# Problem description
Return the count of lines that mention "this", with no other words.

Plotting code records
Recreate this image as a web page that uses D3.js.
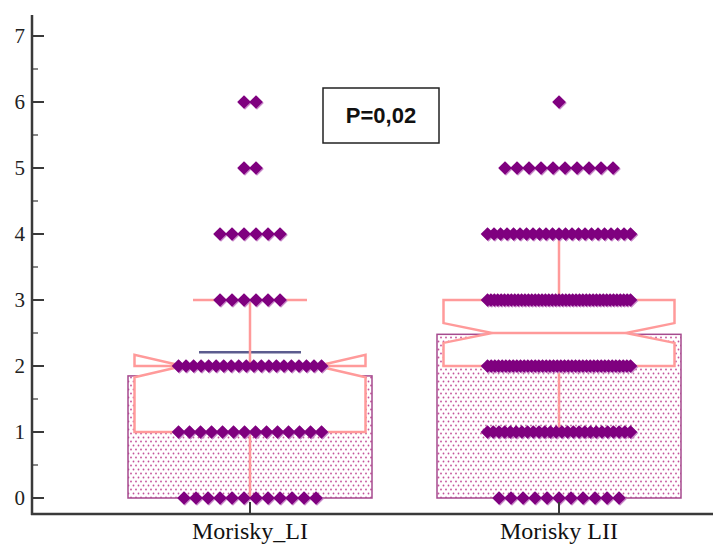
<!DOCTYPE html>
<html>
<head>
<meta charset="utf-8">
<script src="https://cdn.jsdelivr.net/npm/d3@7"></script>
<style>
  body { margin: 0; background: #fff; }
  svg { display: block; }
</style>
</head>
<body>
<svg id="chart" width="713" height="546"></svg>
<script>
// categories and values
let categories = ["Morisky_LI", "Morisky LII"];
let means = [1.85, 2.48];
let meanErrHigh = [2.21, null];
let q1 = [1, 2];
let medians = [2, 2.5];
let q3 = [2, 3];
let notchLow = [1.83, 2.35];
let notchHigh = [2.17, 2.65];
let whiskerLow = [0, 1];
let whiskerHigh = [3, 4];
// number of observations on each score 0..6
let scores = [0, 1, 2, 3, 4, 5, 6];
let countsLI = [12, 14, 20, 6, 6, 2, 2];
let countsLII = [11, 26, 40, 43, 23, 10, 1];
let yTicks = [0, 1, 2, 3, 4, 5, 6, 7];
let pLabel = "P=0,02";

let svg = d3.select("#chart");

let x = d3.scalePoint().domain(categories).range([250, 559]);
let y = d3.scaleLinear().domain([0, 7]).range([498, 36]);

let barW = 244, boxW = 231, capW = 114, errW = 102;
let pink = "#ff9a9a", purple = "#7f007f";

// dotted fill for the mean bars
let defs = svg.append("defs");
let pat = defs.append("pattern")
    .attr("id", "dots")
    .attr("patternUnits", "userSpaceOnUse")
    .attr("width", 5).attr("height", 8);
pat.append("rect").attr("width", 5).attr("height", 8).attr("fill", "#fff");
pat.append("circle").attr("cx", 1).attr("cy", 1.5).attr("r", 0.9).attr("fill", "#c4529a");
pat.append("circle").attr("cx", 3.5).attr("cy", 5.5).attr("r", 0.9).attr("fill", "#c4529a");

// bars
svg.append("g").selectAll("rect")
    .data(categories)
    .enter()
    .append("rect")
    .attr("x", d => x(d) - barW / 2)
    .attr("y", (d, i) => y(means[i]))
    .attr("width", barW)
    .attr("height", (d, i) => y(0) - y(means[i]))
    .attr("fill", "url(#dots)")
    .attr("stroke", "#a64a8e")
    .attr("stroke-width", 1.5);

// notched boxes
let inset = boxW * 0.21;
function boxPath(d, i) {
    let l = x(d) - boxW / 2, r = x(d) + boxW / 2;
    let pts = [
        [l, y(q1[i])], [l, y(notchLow[i])], [l + inset, y(medians[i])],
        [l, y(notchHigh[i])], [l, y(q3[i])], [r, y(q3[i])],
        [r, y(notchHigh[i])], [r - inset, y(medians[i])], [r, y(notchLow[i])],
        [r, y(q1[i])]
    ];
    return d3.line()(pts) + "Z";
}

let boxes = svg.append("g");
boxes.selectAll("path")
    .data(categories)
    .enter()
    .append("path")
    .attr("d", boxPath)
    .attr("fill", "#fff")
    .attr("stroke", pink)
    .attr("stroke-width", 2.5)
    .attr("stroke-linejoin", "miter");
boxes.selectAll("line")
    .data(categories)
    .enter()
    .append("line")
    .attr("x1", d => x(d) - boxW / 2 + inset)
    .attr("x2", d => x(d) + boxW / 2 - inset)
    .attr("y1", (d, i) => y(medians[i]))
    .attr("y2", (d, i) => y(medians[i]))
    .attr("stroke", pink)
    .attr("stroke-width", 2.5);

// mean error line
svg.append("g").selectAll("line")
    .data(categories.filter((d, i) => meanErrHigh[i] != null))
    .enter()
    .append("line")
    .attr("x1", d => x(d) - errW / 2)
    .attr("x2", d => x(d) + errW / 2)
    .attr("y1", d => y(meanErrHigh[categories.indexOf(d)]))
    .attr("y2", d => y(meanErrHigh[categories.indexOf(d)]))
    .attr("stroke", "#5c5c8e")
    .attr("stroke-width", 2.5);

// whiskers
let wh = svg.append("g").attr("stroke", pink).attr("stroke-width", 2.5);
categories.forEach((d, i) => {
    let cx = x(d);
    wh.append("line").attr("x1", cx).attr("x2", cx)
        .attr("y1", y(whiskerHigh[i])).attr("y2", y(q3[i]));
    wh.append("line").attr("x1", cx).attr("x2", cx)
        .attr("y1", y(q1[i])).attr("y2", y(whiskerLow[i]));
    [whiskerLow[i], whiskerHigh[i]].forEach(v => {
        wh.append("line").attr("x1", cx - capW / 2).attr("x2", cx + capW / 2)
            .attr("y1", y(v)).attr("y2", y(v));
    });
});

// points: each score row spread around the category centre
let pts = [];
[countsLI, countsLII].forEach((counts, ci) => {
    counts.forEach((n, si) => {
        let step = n > 1 ? Math.min(12, 143 / (n - 1)) : 0;
        for (let k = 0; k < n; k++) {
            pts.push({cat: categories[ci], v: scores[si], off: (k - (n - 1) / 2) * step});
        }
    });
});

let diamond = "M0,-6.8L6.8,0L0,6.8L-6.8,0Z";
let dots = svg.append("g");
dots.selectAll("path.shade")
    .data(pts)
    .enter()
    .append("path")
    .attr("class", "shade")
    .attr("d", diamond)
    .attr("transform", d => `translate(${x(d.cat) + d.off + 1},${y(d.v) + 1})`)
    .attr("fill", "#c98ac9");
dots.selectAll("path.pt")
    .data(pts)
    .enter()
    .append("path")
    .attr("class", "pt")
    .attr("d", diamond)
    .attr("transform", d => `translate(${x(d.cat) + d.off},${y(d.v)})`)
    .attr("fill", purple);

// axes
let axisColor = "#3a3a3a";
let yAxis = svg.append("g");
yAxis.append("line")
    .attr("x1", 32).attr("x2", 32)
    .attr("y1", 15).attr("y2", 515)
    .attr("stroke", axisColor).attr("stroke-width", 2.5);
yAxis.selectAll("line.major")
    .data(yTicks)
    .enter()
    .append("line")
    .attr("class", "major")
    .attr("x1", 32).attr("x2", 44)
    .attr("y1", d => y(d)).attr("y2", d => y(d))
    .attr("stroke", axisColor).attr("stroke-width", 2);
yAxis.selectAll("line.minor")
    .data(yTicks.slice(0, -1).map(d => d + 0.5))
    .enter()
    .append("line")
    .attr("class", "minor")
    .attr("x1", 32).attr("x2", 38)
    .attr("y1", d => y(d)).attr("y2", d => y(d))
    .attr("stroke", axisColor).attr("stroke-width", 1.2);
yAxis.selectAll("text")
    .data(yTicks)
    .enter()
    .append("text")
    .attr("x", 25)
    .attr("y", d => y(d))
    .attr("dy", "0.35em")
    .attr("text-anchor", "end")
    .attr("font-family", "Liberation Serif, serif")
    .attr("font-size", 21)
    .attr("fill", "#222")
    .text(d => d);

let xAxis = svg.append("g");
xAxis.append("line")
    .attr("x1", 31).attr("x2", 713)
    .attr("y1", 514).attr("y2", 514)
    .attr("stroke", axisColor).attr("stroke-width", 2.5);
xAxis.selectAll("line.tick")
    .data(categories)
    .enter()
    .append("line")
    .attr("class", "tick")
    .attr("x1", d => x(d)).attr("x2", d => x(d))
    .attr("y1", 502).attr("y2", 514)
    .attr("stroke", axisColor).attr("stroke-width", 2);
xAxis.selectAll("text")
    .data(categories)
    .enter()
    .append("text")
    .attr("x", d => x(d))
    .attr("y", 539)
    .attr("text-anchor", "middle")
    .attr("font-family", "Liberation Serif, serif")
    .attr("font-size", 24)
    .attr("fill", "#111")
    .text(d => d);

// p value box
let pg = svg.append("g");
pg.append("rect")
    .attr("x", 323).attr("y", 88)
    .attr("width", 116).attr("height", 55)
    .attr("fill", "#fff")
    .attr("stroke", "#222").attr("stroke-width", 1.5);
pg.append("text")
    .attr("x", 381).attr("y", 123)
    .attr("text-anchor", "middle")
    .attr("font-family", "Liberation Sans, Arial, sans-serif")
    .attr("font-weight", "bold")
    .attr("font-size", 22)
    .attr("fill", "#111")
    .text(pLabel);
</script>
</body>
</html>
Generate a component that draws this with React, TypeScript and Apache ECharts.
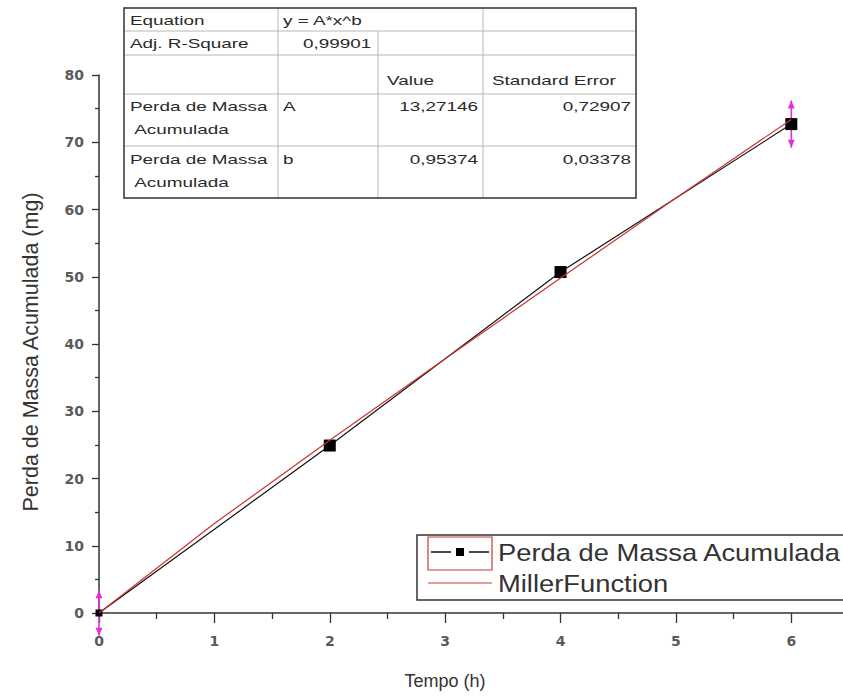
import React, { useEffect, useRef } from "react";
import * as echarts from "echarts";

// ---- data ----
const timeHours = [0, 2, 4, 6];
const massLoss = [0, 24.9, 50.7, 72.7];
const massLossError = [3.4, 0, 0, 3.5];
const fitTime = [0, 1, 2, 3, 4, 5, 6];
const fitValues = [0, 13.3, 25.7, 37.8, 49.8, 61.7, 73.4];
const seriesNames = ["Perda de Massa Acumulada", "MillerFunction"];
const xAxisTitle = "Tempo (h)";
const yAxisTitle = "Perda de Massa Acumulada (mg)";
const tableRows = [
  ["Equation", "y = A*x^b", "", ""],
  ["Adj. R-Square", "0,99901", "", ""],
  ["", "", "Value", "Standard Error"],
  ["Perda de Massa\n Acumulada", "A", "13,27146", "0,72907"],
  ["Perda de Massa\n Acumulada", "b", "0,95374", "0,03378"],
];

// ---- layout (not data) ----
const W = 849;
const H = 700;
const colEdges = [124, 278, 378, 483, 636];
const rowEdges = [8, 31, 55, 94, 146, 198];
const rowTextY = [20, 43, 80, 106, 159];
const lineGap = 23;
const TXT_SCALE = 1.4;
const TXT_SIZE = 13.5;
const FONT = "'Liberation Sans', Arial, sans-serif";
const TICK_FONT = "'DejaVu Sans', 'Liberation Sans', sans-serif";

function buildTable(): any[] {
  const els: any[] = [];
  els.push({
    type: "rect",
    shape: { x: colEdges[0], y: rowEdges[0], width: colEdges[4] - colEdges[0], height: rowEdges[5] - rowEdges[0] },
    style: { fill: "#fff", stroke: "none" },
    z: 10,
  });
  for (let r = 1; r < rowEdges.length - 1; r++) {
    els.push({
      type: "line",
      shape: { x1: colEdges[0], y1: rowEdges[r], x2: colEdges[4], y2: rowEdges[r] },
      style: { stroke: "#b8b8b8", lineWidth: 1 },
      z: 11,
    });
  }
  for (let c = 1; c < colEdges.length - 1; c++) {
    const yStart = c === 2 ? rowEdges[1] : rowEdges[0];
    els.push({
      type: "line",
      shape: { x1: colEdges[c], y1: yStart, x2: colEdges[c], y2: rowEdges[5] },
      style: { stroke: "#b8b8b8", lineWidth: 1 },
      z: 11,
    });
  }
  els.push({
    type: "rect",
    shape: { x: colEdges[0], y: rowEdges[0], width: colEdges[4] - colEdges[0], height: rowEdges[5] - rowEdges[0] },
    style: { fill: "none", stroke: "#333", lineWidth: 1.5 },
    z: 12,
  });
  tableRows.forEach((row, r) => {
    row.forEach((cell, c) => {
      if (!cell) return;
      const isNum = /^[0-9]/.test(cell) && r >= 3;
      const lines = cell.split("\n");
      lines.forEach((ln, li) => {
        const x = isNum ? colEdges[c + 1] - 5 : colEdges[c] + (c === 0 ? 6 : 5) + (r === 1 && c === 1 ? 20 : 0) + (r === 2 ? 4 : 0);
        els.push({
          type: "text",
          x,
          y: rowTextY[r] + li * lineGap,
          scaleX: TXT_SCALE,
          style: {
            text: ln,
            fill: "#2a2a2a",
            fontSize: TXT_SIZE,
            fontFamily: FONT,
            textAlign: isNum ? "right" : "left",
            textVerticalAlign: "middle",
          },
          z: 13,
        });
      });
    });
  });
  return els;
}

function buildLegend(): any[] {
  const els: any[] = [];
  els.push({
    type: "rect",
    shape: { x: 417, y: 535, width: 440, height: 65 },
    style: { fill: "#fff", stroke: "#333", lineWidth: 1.5 },
    z: 10,
  });
  els.push({
    type: "rect",
    shape: { x: 428, y: 537, width: 64, height: 33 },
    style: { fill: "none", stroke: "#c83a3a", lineWidth: 1.2 },
    z: 11,
  });
  els.push({ type: "line", shape: { x1: 431, y1: 552, x2: 451, y2: 552 }, style: { stroke: "#111", lineWidth: 1.5 }, z: 12 });
  els.push({ type: "line", shape: { x1: 469, y1: 552, x2: 489, y2: 552 }, style: { stroke: "#111", lineWidth: 1.5 }, z: 12 });
  els.push({ type: "rect", shape: { x: 456, y: 548, width: 8, height: 8 }, style: { fill: "#000" }, z: 12 });
  els.push({ type: "line", shape: { x1: 428, y1: 583, x2: 492, y2: 583 }, style: { stroke: "#c83a3a", lineWidth: 1.2 }, z: 12 });
  [0, 1].forEach((i) => {
    els.push({
      type: "text",
      x: 498,
      y: i === 0 ? 553 : 584,
      scaleX: 1.14,
      style: {
        text: seriesNames[i],
        fill: "#333",
        fontSize: 24,
        fontFamily: FONT,
        textAlign: "left",
        textVerticalAlign: "middle",
      },
      z: 12,
    });
  });
  return els;
}

export default function App() {
  const ref = useRef<HTMLDivElement>(null);
  useEffect(() => {
    if (!ref.current) return;
    const chart = echarts.init(ref.current, undefined, { renderer: "svg" });
    const ERR = "#e030e0";
    const axisColor = "#333";
    const tickLabel = { fontSize: 14, color: "#5a5a5a", fontWeight: "bold" as const, fontFamily: TICK_FONT };
    chart.setOption({
      animation: false,
      backgroundColor: "#fff",
      textStyle: { fontFamily: FONT },
      grid: { left: 99, right: 0, top: 75, bottom: 87, containLabel: false },
      xAxis: {
        type: "value",
        min: 0,
        max: 6.5,
        interval: 1,
        name: xAxisTitle,
        nameLocation: "middle",
        nameGap: 59,
        nameTextStyle: { fontSize: 18, color: "#333", fontFamily: FONT, padding: [0, 58, 0, 0] },
        splitLine: { show: false },
        axisLine: { lineStyle: { color: axisColor, width: 1.5 } },
        axisTick: { length: 10, lineStyle: { color: axisColor, width: 1.3 } },
        minorTick: { show: true, splitNumber: 2, length: 6, lineStyle: { color: axisColor, width: 1.3 } },
        axisLabel: { ...tickLabel, margin: 21, showMaxLabel: false },
      },
      yAxis: {
        type: "value",
        min: 0,
        max: 80,
        interval: 10,
        name: yAxisTitle,
        nameLocation: "middle",
        nameGap: 57,
        nameTextStyle: { fontSize: 21.5, color: "#333", fontFamily: FONT, padding: [0, 16, 0, 0] },
        splitLine: { show: false },
        axisLine: { show: true, lineStyle: { color: axisColor, width: 1.5 } },
        axisTick: { show: true, length: 7, lineStyle: { color: axisColor, width: 1.3 } },
        minorTick: { show: true, splitNumber: 2, length: 4, lineStyle: { color: axisColor, width: 1.3 } },
        axisLabel: { ...tickLabel, margin: 15 },
      },
      legend: { show: false },
      series: [
        {
          type: "custom",
          name: "error",
          z: 1,
          clip: false,
          data: timeHours.map((t, i) => [t, massLoss[i], massLossError[i]]),
          encode: { x: 0, y: 1 },
          renderItem: (params: any, api: any) => {
            const x = api.value(0);
            const y = api.value(1);
            const e = api.value(2);
            if (!e) return { type: "group", children: [] };
            const top = api.coord([x, y + e]);
            const bot = api.coord([x, y - e]);
            const w = 3.5;
            const h = 8;
            return {
              type: "group",
              children: [
                { type: "line", shape: { x1: top[0], y1: top[1], x2: bot[0], y2: bot[1] }, style: { stroke: ERR, lineWidth: 1.6 } },
                { type: "polygon", shape: { points: [[top[0], top[1]], [top[0] - w, top[1] + h], [top[0] + w, top[1] + h]] }, style: { fill: ERR } },
                { type: "polygon", shape: { points: [[bot[0], bot[1]], [bot[0] - w, bot[1] - h], [bot[0] + w, bot[1] - h]] }, style: { fill: ERR } },
              ],
            };
          },
        },
        {
          type: "line",
          name: seriesNames[0],
          data: timeHours.map((t, i) => [t, massLoss[i]]),
          symbol: "rect",
          symbolSize: (v: number[]) => (v[0] === 0 ? 7 : 12),
          itemStyle: { color: "#000" },
          lineStyle: { color: "#111", width: 1.2 },
          z: 3,
        },
        {
          type: "line",
          name: seriesNames[1],
          data: fitTime.map((t, i) => [t, fitValues[i]]),
          showSymbol: false,
          symbol: "none",
          lineStyle: { color: "#cc3333", width: 1.2 },
          z: 4,
        },
      ],
      graphic: [...buildTable(), ...buildLegend()],
    });
    return () => chart.dispose();
  }, []);
  return (
    <div style={{ position: "fixed", left: 0, top: 0, width: 843, height: H, overflow: "hidden", background: "#fff" }}>
      <div ref={ref} style={{ width: W, height: H }} />
    </div>
  );
}
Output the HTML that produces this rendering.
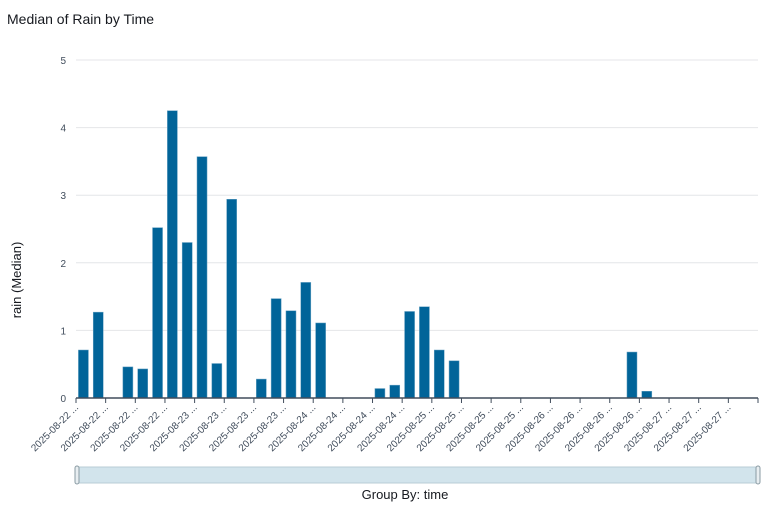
<!DOCTYPE html>
<html><head><meta charset="utf-8"><style>
body{margin:0;background:#fff;font-family:"Liberation Sans",sans-serif;}
svg text{font-family:"Liberation Sans",sans-serif;}
</style></head><body>
<svg id="c" width="781" height="509">
<text x="7" y="24" font-size="14" fill="#16191f">Median of Rain by Time</text>
<text transform="translate(21,280) rotate(-90)" text-anchor="middle" font-size="13" fill="#16191f">rain (Median)</text>
<g id="grid"></g><g id="bars"></g><g id="xax"></g>
<rect x="77" y="467" width="681" height="16" fill="#d2e4ec" stroke="#b8cdd6"/>
<rect x="75" y="466" width="4" height="18" rx="2" fill="#e8eef1" stroke="#8a9ba3"/>
<rect x="756" y="466" width="4" height="18" rx="2" fill="#e8eef1" stroke="#8a9ba3"/>
<text x="405" y="499" text-anchor="middle" font-size="13" fill="#16191f">Group By: time</text>
</svg>
<script>
const values=[0.71,1.27,0,0.46,0.43,2.52,4.25,2.30,3.57,0.51,2.94,0,0.28,1.47,1.29,1.71,1.11,0,0,0,0.14,0.19,1.28,1.35,0.71,0.55,0,0,0,0,0,0,0,0,0,0,0,0.68,0.10,0,0,0,0,0,0,0];
const tickLabels=["2025-08-22 ...","2025-08-22 ...","2025-08-22 ...","2025-08-22 ...","2025-08-23 ...","2025-08-23 ...","2025-08-23 ...","2025-08-23 ...","2025-08-24 ...","2025-08-24 ...","2025-08-24 ...","2025-08-24 ...","2025-08-25 ...","2025-08-25 ...","2025-08-25 ...","2025-08-25 ...","2025-08-26 ...","2025-08-26 ...","2025-08-26 ...","2025-08-26 ...","2025-08-27 ...","2025-08-27 ...","2025-08-27 ..."];
const yTicks=[0,1,2,3,4,5];
const NS="http://www.w3.org/2000/svg";
const x0=76,x1=758,y0=398,y5=60,ymax=5;
const bw=(x1-x0)/values.length;
const X=i=>x0+i*bw;
const Y=v=>y0-(v/ymax)*(y0-y5);
function mk(t,a,p){const e=document.createElementNS(NS,t);for(const k in a)e.setAttribute(k,a[k]);p.appendChild(e);return e;}
const grid=document.getElementById('grid'),bars=document.getElementById('bars'),xax=document.getElementById('xax');
yTicks.forEach(v=>{
 if(v>0){const l=mk('line',{x1:x0,x2:x1,y1:Y(v),y2:Y(v),stroke:'#e4e6e8'},grid);
 
 }
 const t=mk('text',{x:66,y:Y(v)+4,'text-anchor':'end','font-size':'10',fill:'#414d5c'},grid);
 
 
 t.textContent=v;
});
values.forEach((v,i)=>{
 if(v<=0)return;
 const r=mk('rect',{x:X(i)+2.4,y:Y(v),width:bw-4.8,height:y0-Y(v),fill:'#016499',stroke:'#6aa3c4','stroke-width':'0.5'},bars);
 
 
});
const ax=mk('line',{x1:x0,x2:x1,y1:y0,y2:y0,stroke:'#414d5c','stroke-width':'1.5'},xax);


for(let k=0;k<=tickLabels.length;k++){
 const tx=X(k*2);
 const tk=mk('line',{x1:tx,x2:tx,y1:y0,y2:y0+5,stroke:'#414d5c'},xax);
 
 
 if(k<tickLabels.length){
  const t=mk('text',{transform:`translate(${tx+3},${y0+10}) rotate(-45)`,'text-anchor':'end','font-size':'10',fill:'#414d5c'},xax);
  
  
  t.textContent=tickLabels[k];
 }
}
</script>
</body></html>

# Complete output
3